===== Data excerpt =====

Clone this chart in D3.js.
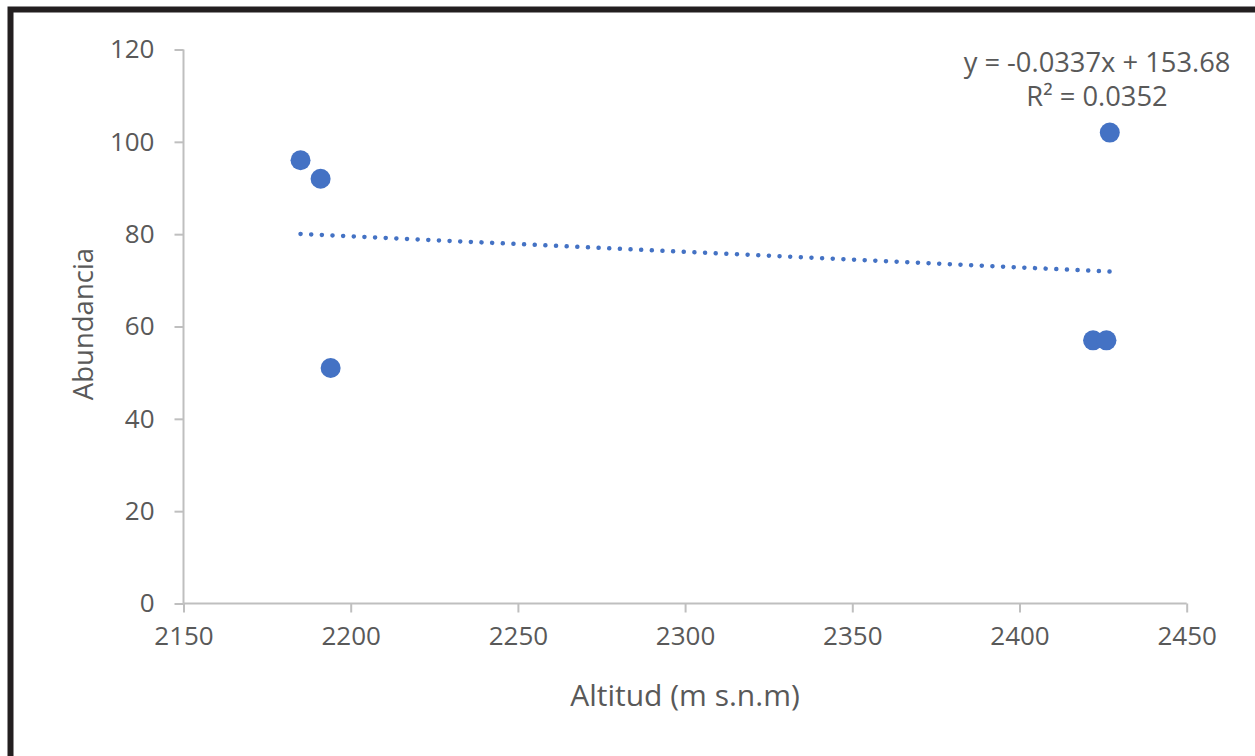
<!DOCTYPE html>
<html>
<head>
<meta charset="utf-8">
<script src="https://cdn.jsdelivr.net/npm/d3@7"></script>
<style>
  html, body { margin: 0; padding: 0; background: #fff; }
  svg { display: block; }
  text { font-family: "Open Sans", "Liberation Sans", sans-serif; fill: #595959; }
</style>
</head>
<body>
<svg id="chart" width="1255" height="756"></svg>
<script>
// Data
const altitud = [2185, 2191, 2194, 2422, 2426, 2427];
const abundancia = [96, 92, 51, 57, 57, 102];
const xTicks = [2150, 2200, 2250, 2300, 2350, 2400, 2450];
const yTicks = [0, 20, 40, 60, 80, 100, 120];
const trendSlope = -0.0337;
const trendIntercept = 153.68;
const equationLines = ["y = -0.0337x + 153.68", "R² = 0.0352"];
const xTitle = "Altitud (m s.n.m)";
const yTitle = "Abundancia";

const svg = d3.select("#chart");
const W = 1255, H = 756;

svg.append("rect").attr("width", W).attr("height", H).attr("fill", "#fff");
// outer frame (thick dark border, left & top visible, extends off-canvas)
svg.append("rect")
  .attr("x", 10.5).attr("y", 9.5)
  .attr("width", W + 20).attr("height", H + 20)
  .attr("fill", "none").attr("stroke", "#231f20").attr("stroke-width", 6);

const x = d3.scaleLinear().domain([2150, 2450]).range([183.5, 1186.7]);
const y = d3.scaleLinear().domain([0, 120]).range([603.5, 49.5]);

const fs = 26;

// Y axis
const yAxis = svg.append("g").attr("transform", `translate(${x(2150)},0)`)
  .call(d3.axisLeft(y).tickValues(yTicks).tickSize(9).tickPadding(20).tickFormat(d3.format("d")));
yAxis.select(".domain").remove();
yAxis.append("line").attr("x1", 0).attr("x2", 0).attr("y1", y(0)).attr("y2", y(120))
  .attr("stroke", "#bfbfbf").attr("stroke-width", 2);
yAxis.selectAll(".tick line").attr("stroke", "#bfbfbf").attr("stroke-width", 2);
yAxis.selectAll(".tick text").attr("font-size", fs).attr("fill", "#595959")
  .attr("font-family", "'Open Sans', 'Liberation Sans', sans-serif");

// X axis
const xAxis = svg.append("g").attr("transform", `translate(0,${y(0)})`)
  .call(d3.axisBottom(x).tickValues(xTicks).tickSize(9).tickPadding(14).tickFormat(d3.format("d")));
xAxis.select(".domain").remove();
xAxis.append("line").attr("x1", x(2150)).attr("x2", x(2450)).attr("y1", 0).attr("y2", 0)
  .attr("stroke", "#bfbfbf").attr("stroke-width", 2);
xAxis.selectAll(".tick line").attr("stroke", "#bfbfbf").attr("stroke-width", 2);
xAxis.selectAll(".tick text").attr("font-size", fs).attr("fill", "#595959")
  .attr("font-family", "'Open Sans', 'Liberation Sans', sans-serif");

// Trendline (dotted), dot spacing fitted so a dot lands on both ends
const x0 = d3.min(altitud), x1 = d3.max(altitud);
const tx0 = x(x0), ty0 = y(trendSlope * x0 + trendIntercept);
const tx1 = x(x1), ty1 = y(trendSlope * x1 + trendIntercept);
const len = Math.hypot(tx1 - tx0, ty1 - ty0);
const nGaps = Math.round(len / 10.7);
const period = (len - 0.3) / nGaps;
svg.append("line")
  .attr("x1", tx0).attr("y1", ty0).attr("x2", tx1).attr("y2", ty1)
  .attr("stroke", "#4472c4").attr("stroke-width", 4.5)
  .attr("stroke-linecap", "round")
  .attr("stroke-dasharray", `0.05 ${period - 0.05}`);

// Points
svg.append("g").selectAll("circle")
  .data(altitud.map((d, i) => [d, abundancia[i]]))
  .join("circle")
  .attr("cx", d => x(d[0])).attr("cy", d => y(d[1]))
  .attr("r", 10).attr("fill", "#4472c4");

// Equation label (one text, two lines)
const eq = svg.append("text")
  .attr("x", 1097).attr("y", 72)
  .attr("text-anchor", "middle").attr("font-size", 27.3);
eq.selectAll("tspan").data(equationLines).join("tspan")
  .attr("x", 1097).attr("dy", (d, i) => i === 0 ? 0 : 34)
  .text(d => d);

// Axis titles
svg.append("text").attr("x", 685).attr("y", 706)
  .attr("text-anchor", "middle").attr("font-size", 30).text(xTitle);
svg.append("text")
  .attr("transform", `translate(93,324) rotate(-90)`)
  .attr("text-anchor", "middle").attr("font-size", 27.5).text(yTitle);
</script>
</body>
</html>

=====

Goal
Repeat the material above in full and exactly, omitting the pictures.

Task output
Clone this chart in D3.js.
<!DOCTYPE html>
<html>
<head>
<meta charset="utf-8">
<script src="https://cdn.jsdelivr.net/npm/d3@7"></script>
<style>
  html, body { margin: 0; padding: 0; background: #fff; }
  svg { display: block; }
  text { font-family: "Open Sans", "Liberation Sans", sans-serif; fill: #595959; }
</style>
</head>
<body>
<svg id="chart" width="1255" height="756"></svg>
<script>
// Data
const altitud = [2185, 2191, 2194, 2422, 2426, 2427];
const abundancia = [96, 92, 51, 57, 57, 102];
const xTicks = [2150, 2200, 2250, 2300, 2350, 2400, 2450];
const yTicks = [0, 20, 40, 60, 80, 100, 120];
const trendSlope = -0.0337;
const trendIntercept = 153.68;
const equationLines = ["y = -0.0337x + 153.68", "R² = 0.0352"];
const xTitle = "Altitud (m s.n.m)";
const yTitle = "Abundancia";

const svg = d3.select("#chart");
const W = 1255, H = 756;

svg.append("rect").attr("width", W).attr("height", H).attr("fill", "#fff");
// outer frame (thick dark border, left & top visible, extends off-canvas)
svg.append("rect")
  .attr("x", 10.5).attr("y", 9.5)
  .attr("width", W + 20).attr("height", H + 20)
  .attr("fill", "none").attr("stroke", "#231f20").attr("stroke-width", 6);

const x = d3.scaleLinear().domain([2150, 2450]).range([183.5, 1186.7]);
const y = d3.scaleLinear().domain([0, 120]).range([603.5, 49.5]);

const fs = 26;

// Y axis
const yAxis = svg.append("g").attr("transform", `translate(${x(2150)},0)`)
  .call(d3.axisLeft(y).tickValues(yTicks).tickSize(9).tickPadding(20).tickFormat(d3.format("d")));
yAxis.select(".domain").remove();
yAxis.append("line").attr("x1", 0).attr("x2", 0).attr("y1", y(0)).attr("y2", y(120))
  .attr("stroke", "#bfbfbf").attr("stroke-width", 2);
yAxis.selectAll(".tick line").attr("stroke", "#bfbfbf").attr("stroke-width", 2);
yAxis.selectAll(".tick text").attr("font-size", fs).attr("fill", "#595959")
  .attr("font-family", "'Open Sans', 'Liberation Sans', sans-serif");

// X axis
const xAxis = svg.append("g").attr("transform", `translate(0,${y(0)})`)
  .call(d3.axisBottom(x).tickValues(xTicks).tickSize(9).tickPadding(14).tickFormat(d3.format("d")));
xAxis.select(".domain").remove();
xAxis.append("line").attr("x1", x(2150)).attr("x2", x(2450)).attr("y1", 0).attr("y2", 0)
  .attr("stroke", "#bfbfbf").attr("stroke-width", 2);
xAxis.selectAll(".tick line").attr("stroke", "#bfbfbf").attr("stroke-width", 2);
xAxis.selectAll(".tick text").attr("font-size", fs).attr("fill", "#595959")
  .attr("font-family", "'Open Sans', 'Liberation Sans', sans-serif");

// Trendline (dotted), dot spacing fitted so a dot lands on both ends
const x0 = d3.min(altitud), x1 = d3.max(altitud);
const tx0 = x(x0), ty0 = y(trendSlope * x0 + trendIntercept);
const tx1 = x(x1), ty1 = y(trendSlope * x1 + trendIntercept);
const len = Math.hypot(tx1 - tx0, ty1 - ty0);
const nGaps = Math.round(len / 10.7);
const period = (len - 0.3) / nGaps;
svg.append("line")
  .attr("x1", tx0).attr("y1", ty0).attr("x2", tx1).attr("y2", ty1)
  .attr("stroke", "#4472c4").attr("stroke-width", 4.5)
  .attr("stroke-linecap", "round")
  .attr("stroke-dasharray", `0.05 ${period - 0.05}`);

// Points
svg.append("g").selectAll("circle")
  .data(altitud.map((d, i) => [d, abundancia[i]]))
  .join("circle")
  .attr("cx", d => x(d[0])).attr("cy", d => y(d[1]))
  .attr("r", 10).attr("fill", "#4472c4");

// Equation label (one text, two lines)
const eq = svg.append("text")
  .attr("x", 1097).attr("y", 72)
  .attr("text-anchor", "middle").attr("font-size", 27.3);
eq.selectAll("tspan").data(equationLines).join("tspan")
  .attr("x", 1097).attr("dy", (d, i) => i === 0 ? 0 : 34)
  .text(d => d);

// Axis titles
svg.append("text").attr("x", 685).attr("y", 706)
  .attr("text-anchor", "middle").attr("font-size", 30).text(xTitle);
svg.append("text")
  .attr("transform", `translate(93,324) rotate(-90)`)
  .attr("text-anchor", "middle").attr("font-size", 27.5).text(yTitle);
</script>
</body>
</html>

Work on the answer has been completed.